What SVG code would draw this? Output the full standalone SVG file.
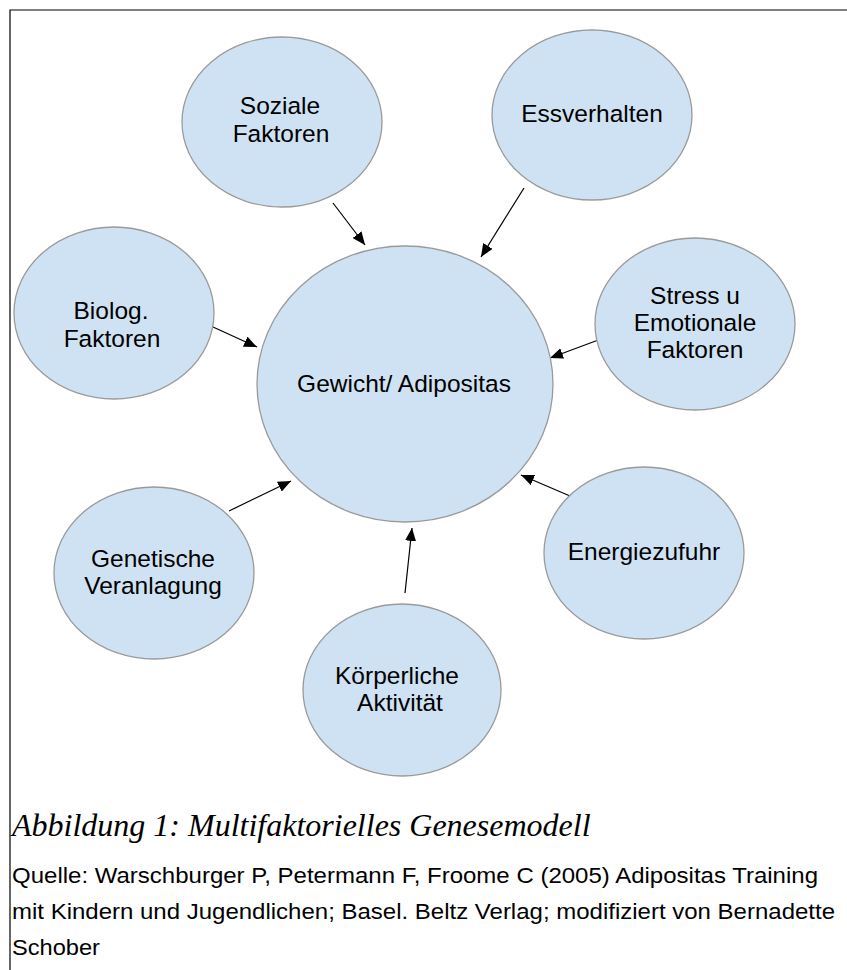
<svg xmlns="http://www.w3.org/2000/svg" width="847" height="970" viewBox="0 0 847 970">
  <style>
    .node ellipse { fill: #cfe2f3; stroke: #9a9a9a; stroke-width: 1.3; }
    .node text { font-family: "Liberation Sans", Arial, sans-serif; font-size: 24.5px; fill: #000; text-anchor: middle; }
    .edge { stroke: #000; stroke-width: 1.2; fill: none; marker-end: url(#arrow); }
    .caption { font-family: "Liberation Serif", "Times New Roman", serif; font-style: italic; font-size: 32px; fill: #000; }
    .source { font-family: "Liberation Sans", Arial, sans-serif; font-size: 22px; fill: #000; }
  </style>
  <defs>
    <marker id="arrow" markerUnits="userSpaceOnUse" markerWidth="13" markerHeight="11" refX="13" refY="5.5" orient="auto">
      <path d="M0,0 L13,5.5 L0,11 Z" fill="#000"/>
    </marker>
  </defs>

  <rect width="847" height="970" fill="#fff"/>
  <!-- frame: left and top rules only -->
  <path d="M10,970 V10 H847" fill="none" stroke="#000" stroke-width="1.2"/>

  <g id="connectors">
    <line class="edge" x1="333" y1="203" x2="365" y2="245"/>
    <line class="edge" x1="524" y1="188" x2="481" y2="257"/>
    <line class="edge" x1="213" y1="327" x2="257" y2="347"/>
    <line class="edge" x1="601" y1="339" x2="550" y2="358"/>
    <line class="edge" x1="229" y1="511" x2="291" y2="481"/>
    <line class="edge" x1="577" y1="499" x2="521" y2="475"/>
    <line class="edge" x1="405" y1="593" x2="412" y2="528"/>
  </g>

  <g id="soziale" class="node">
    <ellipse cx="282" cy="122" rx="100" ry="85"/>
    <text x="280" y="114">Soziale</text>
    <text x="281" y="142">Faktoren</text>
  </g>
  <g id="essverhalten" class="node">
    <ellipse cx="592" cy="115" rx="100" ry="85"/>
    <text x="592" y="122">Essverhalten</text>
  </g>
  <g id="biolog" class="node">
    <ellipse cx="114" cy="313" rx="100" ry="86"/>
    <text x="111" y="319">Biolog.</text>
    <text x="112" y="347">Faktoren</text>
  </g>
  <g id="stress" class="node">
    <ellipse cx="695" cy="324" rx="100" ry="86"/>
    <text x="695" y="304">Stress u</text>
    <text x="695" y="331">Emotionale</text>
    <text x="695" y="358">Faktoren</text>
  </g>
  <g id="gewicht" class="node">
    <ellipse cx="405" cy="384" rx="148" ry="138"/>
    <text x="404" y="392">Gewicht/ Adipositas</text>
  </g>
  <g id="genetische" class="node">
    <ellipse cx="154" cy="573" rx="100" ry="86"/>
    <text x="153" y="567">Genetische</text>
    <text x="153" y="594">Veranlagung</text>
  </g>
  <g id="energiezufuhr" class="node">
    <ellipse cx="644" cy="553" rx="100" ry="86"/>
    <text x="644" y="560">Energiezufuhr</text>
  </g>
  <g id="koerperliche" class="node">
    <ellipse cx="402" cy="690" rx="99" ry="86"/>
    <text x="397" y="684">Körperliche</text>
    <text x="400" y="711">Aktivität</text>
  </g>

  <text class="caption" x="12" y="836">Abbildung 1: Multifaktorielles Genesemodell</text>
  <text class="source" x="12" y="883" textLength="806" lengthAdjust="spacingAndGlyphs">Quelle: Warschburger P, Petermann F, Froome C (2005) Adipositas Training</text>
  <text class="source" x="12" y="919" textLength="823" lengthAdjust="spacingAndGlyphs">mit Kindern und Jugendlichen; Basel. Beltz Verlag; modifiziert von Bernadette</text>
  <text class="source" x="12" y="955" textLength="88" lengthAdjust="spacingAndGlyphs">Schober</text>
</svg>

• GOAL: Extract every line of the data exactly; pictures stay out.

• WRITTEN ANSWER:
What SVG code would draw this? Output the full standalone SVG file.
<svg xmlns="http://www.w3.org/2000/svg" width="847" height="970" viewBox="0 0 847 970">
  <style>
    .node ellipse { fill: #cfe2f3; stroke: #9a9a9a; stroke-width: 1.3; }
    .node text { font-family: "Liberation Sans", Arial, sans-serif; font-size: 24.5px; fill: #000; text-anchor: middle; }
    .edge { stroke: #000; stroke-width: 1.2; fill: none; marker-end: url(#arrow); }
    .caption { font-family: "Liberation Serif", "Times New Roman", serif; font-style: italic; font-size: 32px; fill: #000; }
    .source { font-family: "Liberation Sans", Arial, sans-serif; font-size: 22px; fill: #000; }
  </style>
  <defs>
    <marker id="arrow" markerUnits="userSpaceOnUse" markerWidth="13" markerHeight="11" refX="13" refY="5.5" orient="auto">
      <path d="M0,0 L13,5.5 L0,11 Z" fill="#000"/>
    </marker>
  </defs>

  <rect width="847" height="970" fill="#fff"/>
  <!-- frame: left and top rules only -->
  <path d="M10,970 V10 H847" fill="none" stroke="#000" stroke-width="1.2"/>

  <g id="connectors">
    <line class="edge" x1="333" y1="203" x2="365" y2="245"/>
    <line class="edge" x1="524" y1="188" x2="481" y2="257"/>
    <line class="edge" x1="213" y1="327" x2="257" y2="347"/>
    <line class="edge" x1="601" y1="339" x2="550" y2="358"/>
    <line class="edge" x1="229" y1="511" x2="291" y2="481"/>
    <line class="edge" x1="577" y1="499" x2="521" y2="475"/>
    <line class="edge" x1="405" y1="593" x2="412" y2="528"/>
  </g>

  <g id="soziale" class="node">
    <ellipse cx="282" cy="122" rx="100" ry="85"/>
    <text x="280" y="114">Soziale</text>
    <text x="281" y="142">Faktoren</text>
  </g>
  <g id="essverhalten" class="node">
    <ellipse cx="592" cy="115" rx="100" ry="85"/>
    <text x="592" y="122">Essverhalten</text>
  </g>
  <g id="biolog" class="node">
    <ellipse cx="114" cy="313" rx="100" ry="86"/>
    <text x="111" y="319">Biolog.</text>
    <text x="112" y="347">Faktoren</text>
  </g>
  <g id="stress" class="node">
    <ellipse cx="695" cy="324" rx="100" ry="86"/>
    <text x="695" y="304">Stress u</text>
    <text x="695" y="331">Emotionale</text>
    <text x="695" y="358">Faktoren</text>
  </g>
  <g id="gewicht" class="node">
    <ellipse cx="405" cy="384" rx="148" ry="138"/>
    <text x="404" y="392">Gewicht/ Adipositas</text>
  </g>
  <g id="genetische" class="node">
    <ellipse cx="154" cy="573" rx="100" ry="86"/>
    <text x="153" y="567">Genetische</text>
    <text x="153" y="594">Veranlagung</text>
  </g>
  <g id="energiezufuhr" class="node">
    <ellipse cx="644" cy="553" rx="100" ry="86"/>
    <text x="644" y="560">Energiezufuhr</text>
  </g>
  <g id="koerperliche" class="node">
    <ellipse cx="402" cy="690" rx="99" ry="86"/>
    <text x="397" y="684">Körperliche</text>
    <text x="400" y="711">Aktivität</text>
  </g>

  <text class="caption" x="12" y="836">Abbildung 1: Multifaktorielles Genesemodell</text>
  <text class="source" x="12" y="883" textLength="806" lengthAdjust="spacingAndGlyphs">Quelle: Warschburger P, Petermann F, Froome C (2005) Adipositas Training</text>
  <text class="source" x="12" y="919" textLength="823" lengthAdjust="spacingAndGlyphs">mit Kindern und Jugendlichen; Basel. Beltz Verlag; modifiziert von Bernadette</text>
  <text class="source" x="12" y="955" textLength="88" lengthAdjust="spacingAndGlyphs">Schober</text>
</svg>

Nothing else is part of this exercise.